Yo dude either Brian has herpes or he was jerking off to Web MD 'cause I just walked in on him
The preggo girl brought her pet chipmunk to class today. fyi.
they shut off the water. shaving my legs with soda. that desperate.
I showed remarkable dignity in such a compromising situation. Except I came off as sort of a blue ball giver.
Just went outside to gather hail to use to make margaritas since we ran out of ice. That's God's way of helping us out.
He came when Ron Burgundy started playing the jazz flute. How do you think it went?
You coulda licked the floor this morning and got drunk.
He's wearing my bra and eating a breadstick while jumping on our bed.....
He fell asleep cradling my ass and every time I moved he adjusted his hand accordingly.

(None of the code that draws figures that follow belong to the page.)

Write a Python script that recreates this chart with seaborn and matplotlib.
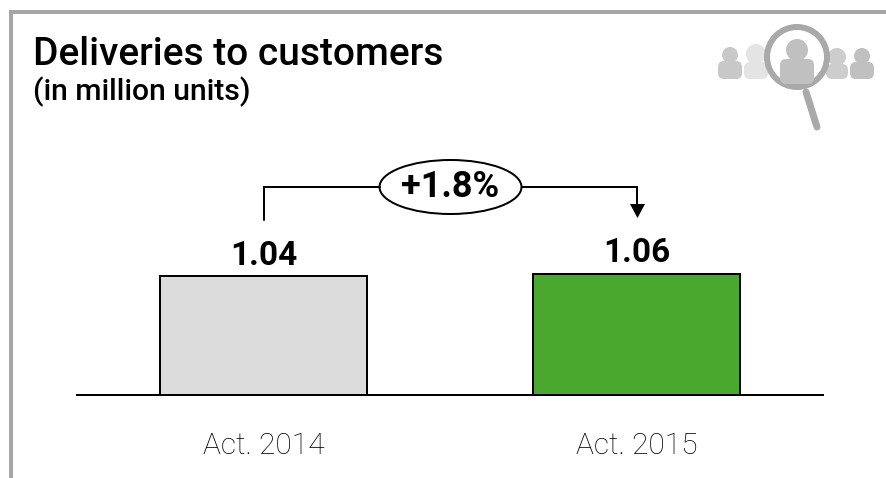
import matplotlib
matplotlib.use("Agg")
import matplotlib.pyplot as plt
import pandas as pd
import seaborn as sns
from matplotlib.patches import Circle, Ellipse, FancyBboxPatch, Polygon

categories = ["Act. 2014", "Act. 2015"]
values = [1.04, 1.06]
value_labels = ["1.04", "1.06"]
bar_colors = ["#dcdcdc", "#4aa82e"]
change_label = "+1.8%"
title = "Deliveries to customers"
subtitle = "(in million units)"

sns.set_theme(style="white")
plt.rcParams["font.family"] = ["Roboto", "DejaVu Sans"]

W, H = 886, 478
px = 0.72  # one pixel in points at dpi 100
fig = plt.figure(figsize=(W / 100, H / 100), dpi=100, facecolor="white")

# bar chart, axes spans the pixels above the baseline
ax = fig.add_axes([77 / W, (H - 395) / H, (823 - 77) / W, 395 / H])
df = pd.DataFrame({"period": categories, "units": values})
sns.barplot(data=df, x="period", y="units", hue="period", palette=bar_colors,
            width=0.555, edgecolor="black", linewidth=2 * px, legend=False,
            saturation=1, ax=ax)
ax.set_xlim(-0.5, 1.5)
ax.set_ylim(0, 3.447)
ax.set_xlabel("")
ax.set_ylabel("")
ax.set_yticks([])
ax.set_xticks(range(len(categories)))
ax.set_xticklabels(categories, fontsize=21.5, fontweight="light", color="black")
ax.tick_params(axis="x", length=0, pad=27)
ax.patch.set_alpha(0)
for s in ["top", "left", "right"]:
    ax.spines[s].set_visible(False)
ax.spines["bottom"].set_linewidth(2 * px)
ax.spines["bottom"].set_color("black")
for cont, lab in zip(ax.containers, value_labels):
    ax.bar_label(cont, labels=[lab], padding=3, fontsize=24, fontweight="bold", color="black")

# overlay in pixel coordinates for frame, bracket and icon
ov = fig.add_axes([0, 0, 1, 1], zorder=5)
ov.set_xlim(0, W)
ov.set_ylim(H, 0)
ov.axis("off")
ov.patch.set_alpha(0)

frame = "#a6a6a6"
ov.plot([11.5, 11.5, W], [H, 11.5, 11.5], color=frame, lw=4 * px, solid_joinstyle="miter")

ov.text(33, 65, title, fontsize=28, fontweight="medium", color="black", va="baseline", ha="left")
ov.text(33, 100, subtitle, fontsize=21.7, fontweight="medium", color="black", va="baseline", ha="left")

# bracket with the change bubble
ov.plot([264, 264, 380], [220, 187, 187], color="black", lw=2 * px, solid_joinstyle="miter")
ov.plot([522, 637, 637], [187, 187, 205], color="black", lw=2 * px, solid_joinstyle="miter")
ov.add_patch(Polygon([[630, 204], [645, 204], [637.5, 218]], closed=True, color="black", lw=0))
ov.add_patch(Ellipse((450.5, 187), 142, 54, fc="white", ec="black", lw=2 * px))
ov.text(450, 187, change_label, fontsize=26, fontweight="bold", color="black", ha="center", va="center")


# icon top right
def person(x, head_y, r, half, bottom, color):
    ov.add_patch(FancyBboxPatch((x - half, head_y + r - 2), 2 * half, bottom - head_y - r + 2,
                                boxstyle="round,pad=0,rounding_size=6", fc=color, ec="none"))
    ov.add_patch(Circle((x, head_y), r, fc=color, ec="none"))


person(730, 55, 8, 12, 79, "#c8c8c8")
person(756, 54, 10, 12, 79, "#e4e4e4")
person(837, 57, 9, 11, 79, "#cdcdcd")
person(862, 56, 8, 12, 79, "#c0c0c0")
ov.add_patch(Circle((797, 57), 30, fc="white", ec="#a9a9a9", lw=6 * px))
person(797, 50, 11, 17, 84, "#c0c0c0")
ov.plot([806, 817], [92, 127], color="#a9a9a9", lw=7 * px, solid_capstyle="round")

fig.savefig("out.png", dpi=100)
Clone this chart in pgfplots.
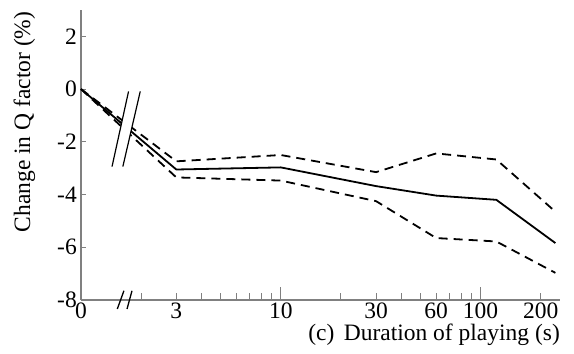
\documentclass[border=0pt]{standalone}
\usepackage{pgfplots}
\pgfplotsset{compat=1.18}
\usepackage{fontspec}
\setmainfont{Liberation Serif}
\begin{document}
\fontsize{23.5bp}{28bp}\selectfont
\begin{tikzpicture}
\begin{semilogxaxis}[
  scale only axis, width=479bp, height=290bp,
  xmin=1, xmax=250, ymin=-8, ymax=3,
  axis lines*=left,
  axis line style={draw=gray, line width=1.5bp},
  xtick={10,100}, xticklabels={10,100},
  minor xtick={2,3,4,5,6,7,8,9,20,30,40,50,60,70,80,90,200},
  extra x ticks={1,3,30,60,200}, extra x tick labels={0,3,30,60,200},
  extra x tick style={major tick length=0pt},
  ytick=\empty,
  extra y ticks={-8,-6,-4,-2,0,2}, extra y tick labels={-8,-6,-4,-2,0,2},
  extra y tick style={major tick length=5bp},
  tick align=inside,
  major tick length=13bp, minor tick length=7bp,
  tick style={draw=gray, line width=1bp},
  clip=false,
  tick label style={font=\fontsize{23.5bp}{28bp}\selectfont, inner sep=4bp},
  xticklabel style={inner sep=2.5bp},
  label style={font=\fontsize{23.5bp}{28bp}\selectfont},
  xlabel={(c)\hspace{0.4em}Duration of playing (s)},
  every axis x label/.style={at={(axis description cs:1,-0.14)}, anchor=base east, inner sep=0pt},
  ylabel={Change in Q factor (\%)},
  every axis y label/.style={at={(axis description cs:-0.118,0.614)}, rotate=90, anchor=center},
]
\addplot[black, line width=1.8bp, dash pattern=on 9bp off 6bp] coordinates {(1,0) (3,-2.74) (10,-2.5) (30,-3.15) (60,-2.44) (120,-2.67) (237,-4.65)};
\addplot[black, line width=1.8bp, dash pattern=on 9bp off 6bp] coordinates {(1,0) (3,-3.35) (10,-3.47) (30,-4.25) (60,-5.65) (120,-5.78) (237,-6.97)};
\addplot[black, line width=1.8bp] coordinates {(1,0) (3,-3.05) (10,-2.97) (30,-3.68) (60,-4.04) (120,-4.2) (237,-5.84)};
\fill[white] (axis cs:1.73,-0.088) -- (axis cs:1.98,-0.088) -- (axis cs:1.62,-2.94) -- (axis cs:1.43,-2.94) -- cycle;
\draw[black, line width=1.2bp] (axis cs:1.73,-0.088) -- (axis cs:1.43,-2.94);
\draw[black, line width=1.2bp] (axis cs:1.98,-0.088) -- (axis cs:1.62,-2.94);
\draw[black, line width=1.3bp] (axis cs:1.52,-8.34) -- (axis cs:1.64,-7.65);
\draw[black, line width=1.3bp] (axis cs:1.70,-8.34) -- (axis cs:1.80,-7.65);
\end{semilogxaxis}
\path (current axis.south west) ++(-81bp,-54bp) rectangle ++(574bp,354bp);
\end{tikzpicture}
\end{document}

I've found the one.
All I wanted was a couple of orgasms before work, is that too much to ask?!
I just found (and ate) a chunk of a reese's that fell between my boobs. Problem is that I finished those off 3 days ago in a drunk induced sob session... Has it really been that long since I changed my clothes?!
My diet fell off the wagon when I began texting the pizza delivery guy my location on frat row.
I know you can't find me. Somehow I ended up on the roof smoking a cig with the strippers that are on break. Way too drunk to deal with this right now.
My roommate has a sixth sense about my jerking off and walks in EVERY. SINGLE. TIME.